Rows from a dataset of charts and code
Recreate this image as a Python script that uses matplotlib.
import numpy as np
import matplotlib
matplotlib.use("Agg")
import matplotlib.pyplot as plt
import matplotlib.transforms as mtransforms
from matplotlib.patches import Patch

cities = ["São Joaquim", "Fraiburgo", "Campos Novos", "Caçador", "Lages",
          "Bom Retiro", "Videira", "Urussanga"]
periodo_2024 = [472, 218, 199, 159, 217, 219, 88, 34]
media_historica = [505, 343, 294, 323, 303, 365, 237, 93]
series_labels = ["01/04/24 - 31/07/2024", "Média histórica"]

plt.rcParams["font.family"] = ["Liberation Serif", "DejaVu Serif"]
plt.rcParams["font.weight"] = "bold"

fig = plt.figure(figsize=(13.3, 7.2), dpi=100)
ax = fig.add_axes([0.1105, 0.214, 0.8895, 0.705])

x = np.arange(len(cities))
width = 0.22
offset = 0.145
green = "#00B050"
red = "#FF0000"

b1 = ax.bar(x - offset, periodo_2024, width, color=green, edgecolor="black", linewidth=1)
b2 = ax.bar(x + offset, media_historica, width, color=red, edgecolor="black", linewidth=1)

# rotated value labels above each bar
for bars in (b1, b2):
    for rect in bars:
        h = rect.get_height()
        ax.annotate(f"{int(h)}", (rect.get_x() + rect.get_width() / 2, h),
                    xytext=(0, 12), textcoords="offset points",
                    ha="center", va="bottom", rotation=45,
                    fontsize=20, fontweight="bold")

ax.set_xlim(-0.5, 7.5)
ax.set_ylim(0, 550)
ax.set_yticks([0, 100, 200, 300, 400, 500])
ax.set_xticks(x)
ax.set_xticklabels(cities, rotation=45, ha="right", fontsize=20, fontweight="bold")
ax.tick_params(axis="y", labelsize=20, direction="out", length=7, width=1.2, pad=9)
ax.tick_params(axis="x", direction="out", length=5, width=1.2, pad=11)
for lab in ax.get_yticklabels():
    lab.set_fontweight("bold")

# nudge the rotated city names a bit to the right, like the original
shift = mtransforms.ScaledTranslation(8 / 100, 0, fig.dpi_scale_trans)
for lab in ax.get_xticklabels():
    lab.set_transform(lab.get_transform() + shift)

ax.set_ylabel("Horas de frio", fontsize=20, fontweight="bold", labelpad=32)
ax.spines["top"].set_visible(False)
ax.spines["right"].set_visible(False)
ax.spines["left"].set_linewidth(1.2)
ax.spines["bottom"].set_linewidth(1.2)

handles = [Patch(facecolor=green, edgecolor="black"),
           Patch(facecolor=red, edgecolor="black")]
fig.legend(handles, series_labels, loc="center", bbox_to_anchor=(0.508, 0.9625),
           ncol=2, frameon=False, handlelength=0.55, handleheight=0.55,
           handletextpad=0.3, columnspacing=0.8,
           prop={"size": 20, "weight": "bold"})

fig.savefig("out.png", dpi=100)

---

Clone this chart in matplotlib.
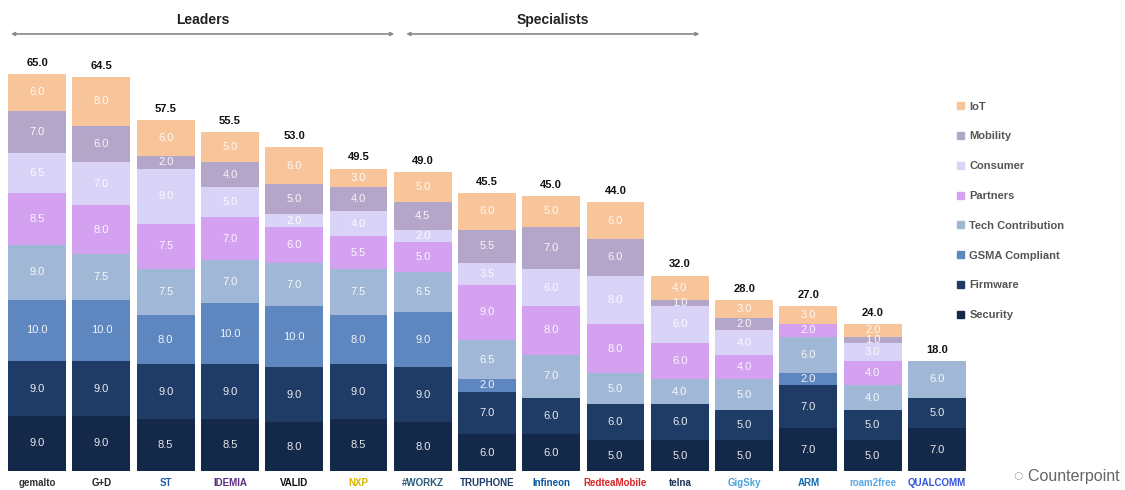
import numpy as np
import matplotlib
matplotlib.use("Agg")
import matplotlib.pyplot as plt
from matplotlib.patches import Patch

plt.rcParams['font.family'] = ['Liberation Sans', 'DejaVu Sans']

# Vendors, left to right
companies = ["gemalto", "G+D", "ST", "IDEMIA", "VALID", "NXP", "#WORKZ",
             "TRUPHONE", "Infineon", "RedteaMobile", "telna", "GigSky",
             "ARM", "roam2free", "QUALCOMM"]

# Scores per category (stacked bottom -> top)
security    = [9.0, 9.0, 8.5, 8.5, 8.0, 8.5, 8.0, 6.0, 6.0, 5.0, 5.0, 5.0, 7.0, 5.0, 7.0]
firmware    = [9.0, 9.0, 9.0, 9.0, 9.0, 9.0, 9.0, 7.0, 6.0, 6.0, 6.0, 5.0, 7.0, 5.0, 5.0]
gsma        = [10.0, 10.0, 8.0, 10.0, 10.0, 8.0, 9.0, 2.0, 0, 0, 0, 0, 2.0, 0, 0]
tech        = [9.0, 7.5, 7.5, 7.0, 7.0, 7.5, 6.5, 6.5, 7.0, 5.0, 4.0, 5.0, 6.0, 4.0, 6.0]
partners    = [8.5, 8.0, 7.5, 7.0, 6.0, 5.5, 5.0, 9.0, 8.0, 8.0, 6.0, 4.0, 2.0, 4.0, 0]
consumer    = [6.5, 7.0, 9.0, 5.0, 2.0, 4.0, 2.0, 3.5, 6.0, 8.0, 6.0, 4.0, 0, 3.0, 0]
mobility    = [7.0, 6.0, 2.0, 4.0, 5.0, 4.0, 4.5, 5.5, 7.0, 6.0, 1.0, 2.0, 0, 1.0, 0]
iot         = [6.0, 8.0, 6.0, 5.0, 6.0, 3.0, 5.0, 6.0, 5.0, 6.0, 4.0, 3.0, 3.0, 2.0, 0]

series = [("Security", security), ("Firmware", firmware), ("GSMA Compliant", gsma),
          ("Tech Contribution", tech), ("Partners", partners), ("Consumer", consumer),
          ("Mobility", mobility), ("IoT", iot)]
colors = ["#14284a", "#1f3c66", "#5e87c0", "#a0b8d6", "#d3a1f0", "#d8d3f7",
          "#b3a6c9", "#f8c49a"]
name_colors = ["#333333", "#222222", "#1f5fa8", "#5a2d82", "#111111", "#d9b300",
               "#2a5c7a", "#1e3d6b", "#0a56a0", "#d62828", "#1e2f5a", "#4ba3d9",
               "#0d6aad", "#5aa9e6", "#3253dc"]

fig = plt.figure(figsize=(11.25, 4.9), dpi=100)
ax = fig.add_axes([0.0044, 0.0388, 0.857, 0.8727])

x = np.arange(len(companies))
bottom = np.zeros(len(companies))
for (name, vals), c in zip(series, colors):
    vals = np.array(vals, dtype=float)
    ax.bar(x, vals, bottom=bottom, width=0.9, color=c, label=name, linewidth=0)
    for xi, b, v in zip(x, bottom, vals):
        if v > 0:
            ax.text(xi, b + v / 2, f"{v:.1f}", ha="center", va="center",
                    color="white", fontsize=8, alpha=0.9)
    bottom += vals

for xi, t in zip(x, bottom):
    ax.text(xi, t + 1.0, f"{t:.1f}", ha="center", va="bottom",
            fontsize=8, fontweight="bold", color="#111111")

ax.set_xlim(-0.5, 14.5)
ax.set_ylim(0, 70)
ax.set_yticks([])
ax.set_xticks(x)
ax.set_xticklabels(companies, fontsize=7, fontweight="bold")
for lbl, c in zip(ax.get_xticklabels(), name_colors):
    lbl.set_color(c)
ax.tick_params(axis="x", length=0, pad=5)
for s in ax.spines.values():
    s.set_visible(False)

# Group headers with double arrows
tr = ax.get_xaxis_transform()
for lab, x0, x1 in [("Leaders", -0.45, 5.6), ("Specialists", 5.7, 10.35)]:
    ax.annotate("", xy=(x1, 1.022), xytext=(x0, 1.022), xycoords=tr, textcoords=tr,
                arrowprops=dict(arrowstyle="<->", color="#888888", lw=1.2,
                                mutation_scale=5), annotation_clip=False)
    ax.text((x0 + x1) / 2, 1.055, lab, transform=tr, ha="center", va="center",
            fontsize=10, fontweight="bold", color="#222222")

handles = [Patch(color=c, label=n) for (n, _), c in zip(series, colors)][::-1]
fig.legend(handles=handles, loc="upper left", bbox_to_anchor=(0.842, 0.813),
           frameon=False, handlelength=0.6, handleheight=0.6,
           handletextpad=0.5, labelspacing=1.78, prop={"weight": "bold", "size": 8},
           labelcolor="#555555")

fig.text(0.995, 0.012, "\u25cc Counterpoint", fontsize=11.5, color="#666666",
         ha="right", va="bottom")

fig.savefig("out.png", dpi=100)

What you need to do: Using the entries above, repeat only the lines from the one containing "Recreate this image" through the one containing "lab.set_transform(lab.get_transform() + shift)", end lines included.

Complete answer:
Recreate this image as a Python script that uses matplotlib.
import numpy as np
import matplotlib
matplotlib.use("Agg")
import matplotlib.pyplot as plt
import matplotlib.transforms as mtransforms
from matplotlib.patches import Patch

cities = ["São Joaquim", "Fraiburgo", "Campos Novos", "Caçador", "Lages",
          "Bom Retiro", "Videira", "Urussanga"]
periodo_2024 = [472, 218, 199, 159, 217, 219, 88, 34]
media_historica = [505, 343, 294, 323, 303, 365, 237, 93]
series_labels = ["01/04/24 - 31/07/2024", "Média histórica"]

plt.rcParams["font.family"] = ["Liberation Serif", "DejaVu Serif"]
plt.rcParams["font.weight"] = "bold"

fig = plt.figure(figsize=(13.3, 7.2), dpi=100)
ax = fig.add_axes([0.1105, 0.214, 0.8895, 0.705])

x = np.arange(len(cities))
width = 0.22
offset = 0.145
green = "#00B050"
red = "#FF0000"

b1 = ax.bar(x - offset, periodo_2024, width, color=green, edgecolor="black", linewidth=1)
b2 = ax.bar(x + offset, media_historica, width, color=red, edgecolor="black", linewidth=1)

# rotated value labels above each bar
for bars in (b1, b2):
    for rect in bars:
        h = rect.get_height()
        ax.annotate(f"{int(h)}", (rect.get_x() + rect.get_width() / 2, h),
                    xytext=(0, 12), textcoords="offset points",
                    ha="center", va="bottom", rotation=45,
                    fontsize=20, fontweight="bold")

ax.set_xlim(-0.5, 7.5)
ax.set_ylim(0, 550)
ax.set_yticks([0, 100, 200, 300, 400, 500])
ax.set_xticks(x)
ax.set_xticklabels(cities, rotation=45, ha="right", fontsize=20, fontweight="bold")
ax.tick_params(axis="y", labelsize=20, direction="out", length=7, width=1.2, pad=9)
ax.tick_params(axis="x", direction="out", length=5, width=1.2, pad=11)
for lab in ax.get_yticklabels():
    lab.set_fontweight("bold")

# nudge the rotated city names a bit to the right, like the original
shift = mtransforms.ScaledTranslation(8 / 100, 0, fig.dpi_scale_trans)
for lab in ax.get_xticklabels():
    lab.set_transform(lab.get_transform() + shift)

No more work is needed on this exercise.